Field	Type	Required	Description
`projectId`	`string`	Yes	GCP project ID.
`regions`	`string[]`	Yes	Regions to monitor (e.g., `['us-central1', 'europe-west1']`).
`services`	`string[]`	No	Allowlist of service names. If set, only these services are monitored.
`labels`	`Record<string, string>`	No	Label filter. Service labels must include all provided key-value pairs.
`serviceNameMap`	`Record<string, string>`	No	Mapping of Cloud Run service name to a human-readable display name.

OODA phase contributions

Observe: service health

The observer polls Cloud Run APIs and produces observations for:

Service status: Tracks each service’s conditions (Ready, ConfigurationsReady, RoutesReady), traffic allocation, and latest revision state.
Rollout detection: Detects when a new revision is created (latestCreatedRevision differs from latestReadyRevision), tracks rollout age, and determines rollout status (in_progress, completed, failed).
Log observations (when includeLogs is enabled): Fetches recent error-severity log entries from Cloud Logging for each monitored service.
Metric observations (when includeMetrics is enabled): Fetches request count and error rate metrics from Cloud Monitoring. Emits warning or error severity based on configured thresholds.

Orient: rollout analysis

Analyzes Cloud Run observations and produces findings about:

Service health status and conditions
Active rollout progress and duration
Failed rollouts with error messages
Error rate trends when metrics are enabled

Sets contributingFactor when rollout failures or elevated error rates are detected.

Decide: auto-rollback

When autoRollback is enabled and a rollout is detected as failed (the new revision has not become ready within autoRollbackMinReadyMinutes), the decision strategy proposes shifting traffic back to the last known good revision.

Act: traffic management

rollback: Shifts 100% of traffic to the last known good revision. Requires readOnly: false.
set-traffic: Sets traffic allocation across revisions. Requires readOnly: false.
deploy-revision: Deploys a new revision with a specified image. Requires readOnly: false.

REST API endpoints

All endpoints require authentication by default.

GET /cloud-run/services

Lists all monitored Cloud Run services with their current state.

Response:

{
  "services": [
    {
      "key": "my-project/us-central1/api-service",
      "projectId": "my-project",
      "region": "us-central1",
      "service": "api-service",
      "serviceName": "API Service",
      "url": "https://api-service-xyz.a.run.app",
      "latestReadyRevision": "api-service-00042-abc",
      "latestCreatedRevision": "api-service-00042-abc",
      "traffic": [{ "revision": "api-service-00042-abc", "percent": 100 }],
      "rolloutStatus": "completed",
      "updatedAt": "2025-06-15T10:30:00.000Z"
    }
  ]
}

GET /cloud-run/services/:name

Returns detailed state for a specific service (matched by service name within the key).

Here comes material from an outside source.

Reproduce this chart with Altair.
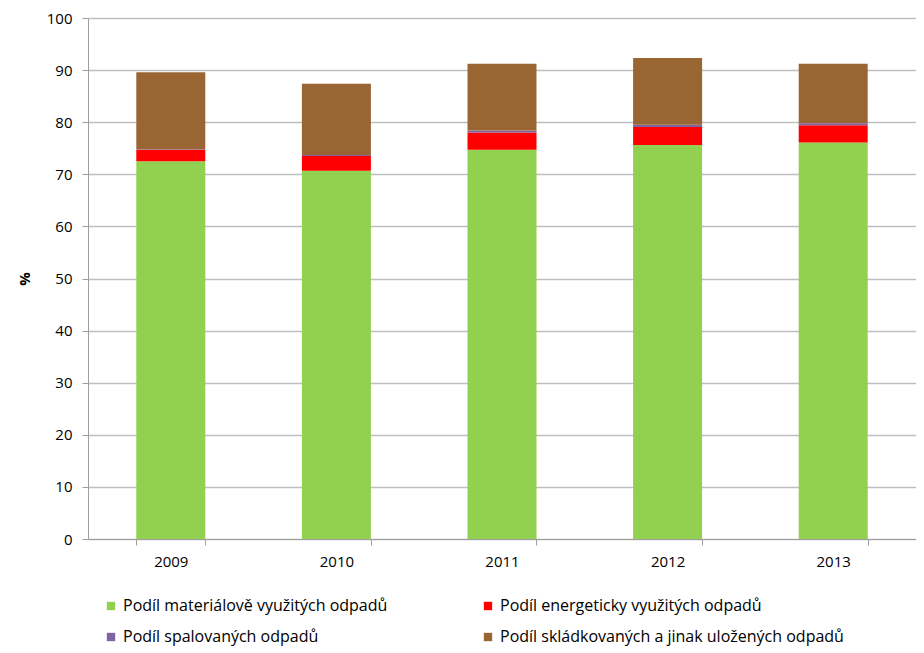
import altair as alt
import pandas as pd

years = ["2009", "2010", "2011", "2012", "2013"]
series = [
    "Podíl materiálově využitých odpadů",
    "Podíl energeticky využitých odpadů",
    "Podíl spalovaných odpadů",
    "Podíl skládkovaných a jinak uložených odpadů",
]
colors = ["#92D050", "#FF0000", "#8064A2", "#996633"]
material = [72.5, 70.7, 74.7, 75.6, 76.1]
energy = [2.2, 2.8, 3.3, 3.5, 3.3]
burned = [0.1, 0.2, 0.4, 0.4, 0.4]
landfill = [14.8, 13.7, 12.8, 12.8, 11.4]

rows = []
for si, (name, vals) in enumerate(zip(series, [material, energy, burned, landfill])):
    for y, v in zip(years, vals):
        rows.append({"rok": y, "serie": name, "hodnota": v, "poradi": si})
df = pd.DataFrame(rows)

FONT = "Open Sans"

chart = alt.Chart(df).mark_bar(size=69).encode(
    x=alt.X("rok:N", title=None,
            scale=alt.Scale(paddingInner=0.584, paddingOuter=0.292),
            axis=alt.Axis(labelAngle=0, tickBand="extent", domainColor="#9E9E9E",
                          tickColor="#9E9E9E", tickSize=6, labelPadding=9,
                          labelFontSize=15, labelColor="#000000", labelFont=FONT,
                          grid=False)),
    y=alt.Y("hodnota:Q", title="%", stack="zero",
            scale=alt.Scale(domain=[0, 100], nice=False),
            axis=alt.Axis(values=list(range(0, 101, 10)), domainColor="#9E9E9E",
                          tickColor="#9E9E9E", tickSize=6, labelPadding=10,
                          labelFontSize=15, labelColor="#000000", labelFont=FONT,
                          gridColor="#BEBEBE", gridWidth=1.3,
                          titleFont=FONT, titleFontSize=15, titleFontWeight="bold",
                          titleColor="#000000", titlePadding=14)),
    color=alt.Color("serie:N", scale=alt.Scale(domain=series, range=colors),
                    legend=alt.Legend(title=None, orient="none", legendX=15, legendY=580,
                                      columns=2, direction="horizontal",
                                      columnPadding=92, rowPadding=15,
                                      symbolType="square", symbolSize=70,
                                      symbolStrokeWidth=0, labelFont=FONT,
                                      labelFontSize=16, labelColor="#000000",
                                      labelLimit=400, labelOffset=4)),
    order=alt.Order("poradi:Q", sort="ascending"),
).properties(
    width=828, height=521,
    padding={"left": 9, "top": 3, "right": 0, "bottom": 5},
).configure_view(stroke=None)

chart.save("out.html", embed_options={"renderer": "svg", "actions": False})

POST /cloud-run/services/:name/rollback

Triggers a rollback to the last known good revision by shifting 100% of traffic. Requires readOnly: false.

Response:

{
  "success": true,
  "message": "Rolled back api-service to revision api-service-00041-def"
}

POST /cloud-run/services/:name/traffic

Sets traffic allocation for a service. Requires readOnly: false.

Request body:

{
  "traffic": [
    { "revision": "api-service-00041-def", "percent": 90 },
    { "revision": "api-service-00042-abc", "percent": 10 }
  ]
}

Full example

import { createAgent } from 'zupdev';
import { cloudRun } from 'zupdev/plugins/cloud-run';

const agent = await createAgent({
  name: 'cloud-run-monitor',
  mode: 'continuous',
  loopInterval: 30000,
  api: {
    port: 3000,
    auth: {
      apiKeys: [{ key: process.env.API_KEY!, name: 'admin' }],
    },
  },
  plugins: [
    cloudRun({
      projects: [
        {
          projectId: 'my-production-project',
          regions: ['us-central1', 'europe-west1'],
          services: ['api-service', 'worker-service'],
          serviceNameMap: {
            'api-service': 'API Gateway',
            'worker-service': 'Background Worker',
          },
        },
        {
          projectId: 'my-staging-project',
          regions: ['us-central1'],
          labels: { env: 'staging' },
        },
      ],
      pollIntervalMs: 60000,
      readOnly: false,
      autoRollback: true,
      autoRollbackMinReadyMinutes: 5,
      includeLogs: true,
      logQueryWindowMinutes: 10,
      includeMetrics: true,
      metricsWindowMinutes: 5,
      errorRateWarningThreshold: 0.05,
      errorRateErrorThreshold: 0.1,
    }),
  ],
});

const server = agent.startApi({ port: 3000 });
await agent.start();

Two GCP projects are monitored across multiple regions. Production services are explicitly listed; staging services are discovered by label. Auto-rollback is enabled — if a new revision fails to become ready within 5 minutes, traffic shifts back to the last known good revision. Cloud Logging and Cloud Monitoring are both enabled for additional context. The REST API on port 3000 allows manual rollbacks and traffic adjustments.